In 1904 he purchased part of the equipment and animals from the Smith Shows and the circus became a “two ringer”. The purchases included a band wagon, four animal cages, two chariots, a ticket wagon 80 head of stock, 15 wagons, and two covered hacks. The show had a 100 foot round top with a forty foot middle, a smaller 30 foot round top, 2 horse tents and a dressing wagon. One of the animals acquired was a second elephant named Ned.
At the end of the 1904 season, Clark and Ernest Haag owner of the Mighty Haag Show, the other big southern wagon show, jointly purchased twelve camels (which included Mose, the constant companion of Mena the elephant) and equipment following the close of the St. Louis World’s Fair. The name of the show was changed to the M.L. Clark Combined Shows. In 1907 the name was changed again to the M.L. Clark and Sons Combined Shows and Animal Exhibition. And, although the show was named “Sons” only M.L. and his son Lee were owners. At its peak the show laid claim to being the “largest wagon show on the road.”

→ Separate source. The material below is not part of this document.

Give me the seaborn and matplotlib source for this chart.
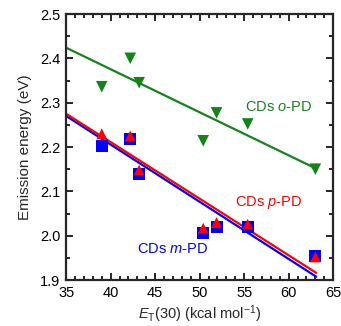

In 1906, the show was in New Orleans during Madi Gras and the show’s animals were used in the parades marking the first use of live animals other than horses at Madi Gras. They continued to be used annually in the King Felix parades for years.
In 1909 the show switched to rails with a coach car, a baggage car, three flat cars and two stock cars. It was reported to have a menagerie of 12 cages of animals including the two elephants, a pair of leopards and a puma; 60 wagons; 200 horses; two large horse tents (one for performing animals and one for working animals); and side shows. The Clark Ranch in Brownwood provided the working stock for the show. In later years the name was leased to various promoters but continued operation until the end of the 1945 season. M.L. Clark died in Alexandria, Louisana on October 4, 1925. Mena the elephant was eventually sold to the Al G. Kelly & Miller Bros. Circus in 1940 and died on October 25, 1943.